Recollections of Bob Shatten
This article is part of our continuing feature: Remembering ADL—Stories from Arthur D. Little Alumni. We want to capture our stories before they are lost forever! This recollection is from Bob Shatten as told to Kathy Thrun.
Bob Shatten was a Senior Consultant at Arthur D. Little from 1988 to 1991. Originally hired for his experience as a Regional U.S. EPA Project Manager to support the Environmental Remediation portion of ADL’s environmental business, once at ADL he saw a variety of other opportunities. He came to the attention of Noble Robinson, a senior ADLer in the Environmental and Risk Management practice. From then on, Bob was part of the team conducting environmental due diligence and auditing in Europe, Latin America, and, occasionally, the U.S.
His best memories of ADL were travels to places Bob would have never guessed he would go—Brazil, France, Germany, Italy, Scandinavia, Alaska, Luxembourg, and Hungary. Those memories were quickly followed by the opportunity to learn much about individual industrial processes and facilities, including the manufacturing of sponges, light bulbs, tractors, and batteries—and managing radioactive waste.

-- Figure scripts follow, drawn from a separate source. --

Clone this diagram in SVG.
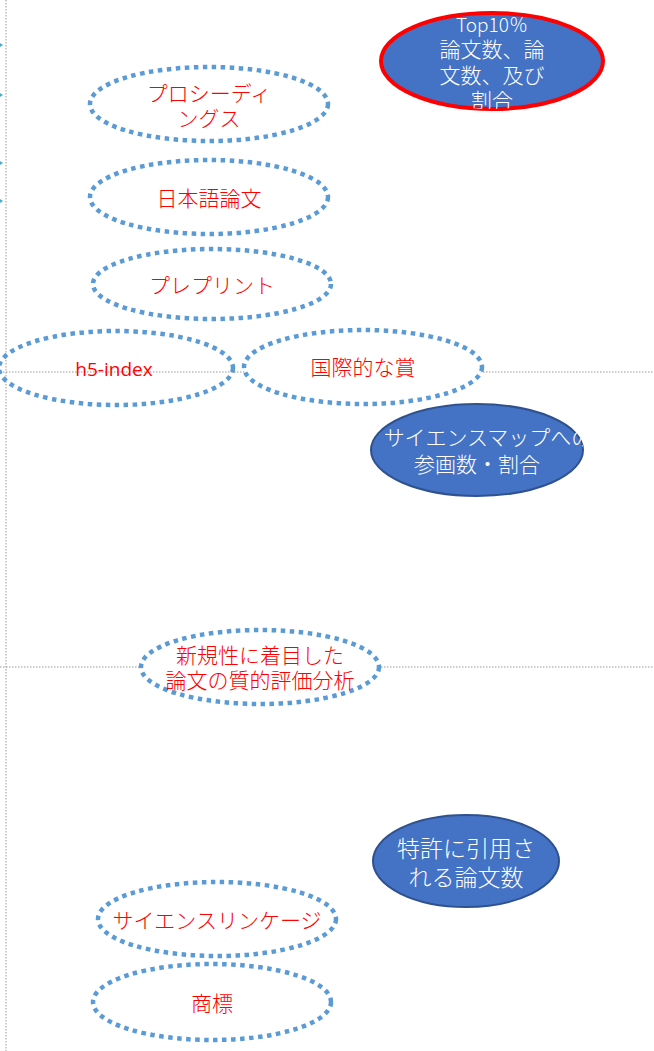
<svg xmlns="http://www.w3.org/2000/svg" width="654" height="1051" viewBox="0 0 654 1051">
<style>
.dot{fill:none;stroke:#5B9BD5;stroke-width:4.5;stroke-dasharray:4.5 4.5}
.dotw{fill:#fff;stroke:#5B9BD5;stroke-width:4.5;stroke-dasharray:4.5 4.5}
.blue{fill:#4472C4;stroke:#2F528F;stroke-width:2}
.grid{fill:none;stroke:#999;stroke-width:1;stroke-dasharray:1.5 1.5}
.rt{font-family:"Noto Sans CJK JP","Liberation Sans",sans-serif;font-size:21px;font-weight:300;fill:#FF0000;text-anchor:middle;dominant-baseline:central}
.wt{font-family:"Noto Sans CJK JP","Liberation Sans",sans-serif;font-size:21px;font-weight:300;fill:#fff;text-anchor:middle;dominant-baseline:central}
.tip{fill:#4BACC6}
</style>
<defs>
<clipPath id="cTop"><ellipse cx="492" cy="61" rx="111" ry="48"/></clipPath>
<clipPath id="cMap"><rect x="371" y="400" width="212" height="100"/></clipPath>
</defs>
<g id="connectors">
<line class="grid" x1="6" y1="0" x2="6" y2="1051"/>
<line class="grid" x1="0" y1="372" x2="654" y2="372"/>
<line class="grid" x1="0" y1="667" x2="654" y2="667"/>
<polygon class="tip" points="0,43 3,45 0,47"/>
<polygon class="tip" points="0,93 3,95 0,97"/>
<polygon class="tip" points="0,161 3,163 0,165"/>
<polygon class="tip" points="0,199 3,201 0,203"/>
</g>
<g id="top10">
<ellipse cx="492" cy="61" rx="111" ry="48" fill="#4472C4" stroke="#FF0000" stroke-width="4"/>
<g clip-path="url(#cTop)">
<text class="wt" x="492" y="23" style="font-size:19px">Top10％</text>
<text class="wt" x="492" y="48">論文数、論</text>
<text class="wt" x="492" y="74">文数、及び</text>
<text class="wt" x="492" y="99">割合</text>
</g>
</g>
<g id="proceedings">
<ellipse class="dot" cx="209" cy="104" rx="119" ry="37"/>
<text class="rt" x="209" y="92">プロシーディ</text>
<text class="rt" x="209" y="117">ングス</text>
</g>
<g id="japanese">
<ellipse class="dot" cx="209" cy="197" rx="119" ry="37"/>
<text class="rt" x="209" y="197">日本語論文</text>
</g>
<g id="preprint">
<ellipse class="dot" cx="212" cy="284" rx="119" ry="35"/>
<text class="rt" x="212" y="284">プレプリント</text>
</g>
<g id="h5index">
<ellipse class="dot" cx="116" cy="368" rx="117" ry="37"/>
<text class="rt" x="114" y="369" style="font-family:'Open Sans','Liberation Sans',sans-serif;font-size:19px;font-weight:400">h5-index</text>
</g>
<g id="award">
<ellipse class="dotw" cx="363" cy="367" rx="119" ry="37"/>
<text class="rt" x="363" y="366">国際的な賞</text>
</g>
<g id="sciencemap">
<ellipse class="blue" cx="477" cy="450" rx="106" ry="46"/>
<g clip-path="url(#cMap)">
<text class="wt" x="488" y="436">サイエンスマップへの</text>
<text class="wt" x="477" y="463">参画数・割合</text>
</g>
</g>
<g id="novelty">
<ellipse class="dotw" cx="260" cy="667" rx="119" ry="37"/>
<text class="rt" x="260" y="654">新規性に着目した</text>
<text class="rt" x="260" y="679">論文の質的評価分析</text>
</g>
<g id="patent">
<ellipse class="blue" cx="466" cy="861" rx="93" ry="46"/>
<text class="wt" x="466" y="847" style="font-size:23px">特許に引用さ</text>
<text class="wt" x="466" y="876" style="font-size:23px">れる論文数</text>
</g>
<g id="linkage">
<ellipse class="dot" cx="217" cy="919" rx="119" ry="37"/>
<text class="rt" x="217" y="919">サイエンスリンケージ</text>
</g>
<g id="trademark">
<ellipse class="dot" cx="212" cy="1002" rx="119" ry="38"/>
<text class="rt" x="212" y="1002">商標</text>
</g>
</svg>
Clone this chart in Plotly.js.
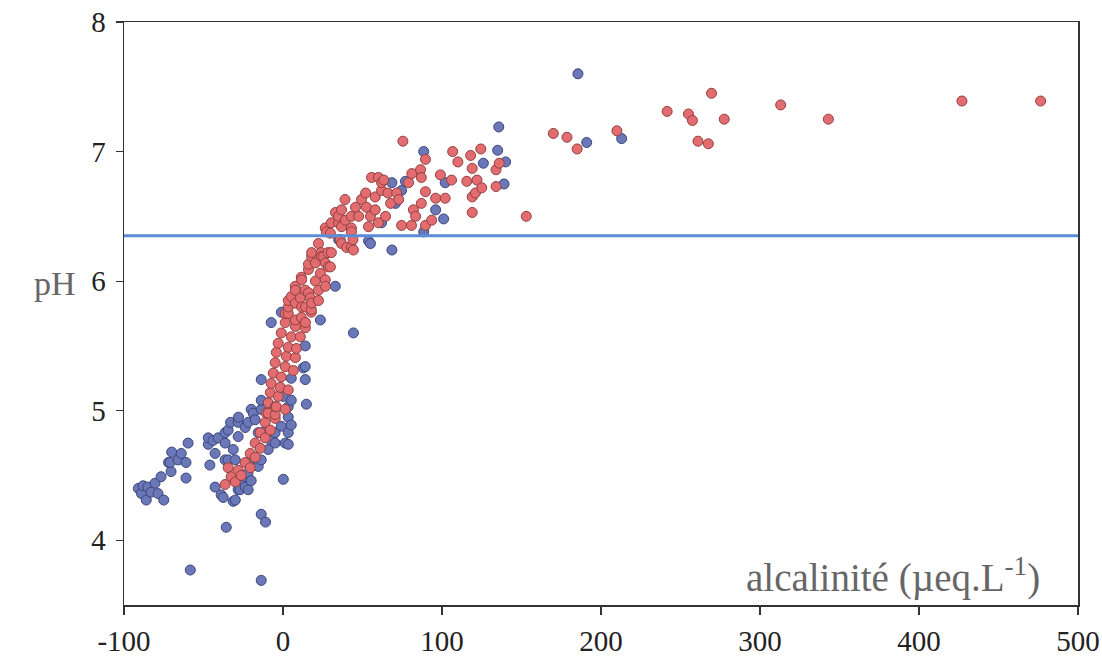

Bob particularly remembers a project ADL had won with Exxon to support litigation resulting from the Valdez oil spill. Bob had always wanted to go to Alaska, so he offered Paul Boehm, the ADLer leading the project, his expertise in managing chain-of-custody documentation. It turned out that his particular skill set was needed, so, after a quick shopping trip for expedition gear, Bob was off to Alaska!
The project included collecting samples for a long-term weathering study of oil, including fish. Bob, the kid from Cleveland, was among scientists conducting one of the seminal investigations of the time. The seas were rough, but the fishing was great! They caught some 55-65 pound halibut; the livers went to the lab, but the rest was sent home on ice. After the voyage, the ADLers had a fish fry in Cambridge! This was an experience still remembered after 20 years.
In the 1990s, Bob saw the Soviet-flavored world of Hungary shortly after Perestroika. He conducted an assessment for GE of an old light bulb factory that still exhibited Socialist-worker art in huge oil paintings. The plant property had been bombed during World War II, and the owners used the resulting craters most creatively—as aeration lagoons for treating wastes!
The factory—a scary place—was led by a Communist Party boss who had unique cultural business norms. For breakfast, beer was available, and as the day progressed, much vodka and cigarettes were on hand.
Staying at a beautiful Hilton Hotel in Frankfurt, Germany, Bob and other audit team members were each provided with a suite with an open bar and Easter baskets filled with chocolate. The Hilton staff noted their most valuable employee was a gentleman who sorted out trash (while given a daily six pack ) to recover silverware—recycling at its finest!
Ultimately, Bob realized that he had a different calling. Consulting and extensive travel—while wonderful—wore thin with time. He left ADL to join a startup, Molten Metal Technology. While it was not a winner, Bob went on to be quite successful.
Today, he is the owner of Boreal Renewable Energy and SuperCool LLC. One of his very visible projects is the 1.5MW wind turbine at Charlestown, MA for the Massachusetts Water Resources Authority. In another project, Bob has patented a method for cryogenic tire recycling. Dr. Little would have been pleased!
Bob also has other interests. He coauthored a book with Lew Allen (his uncle) and Mike McCartney (Beatle Paul McCartney’s brother!). The title: “Elvis and the Birth of Rock.”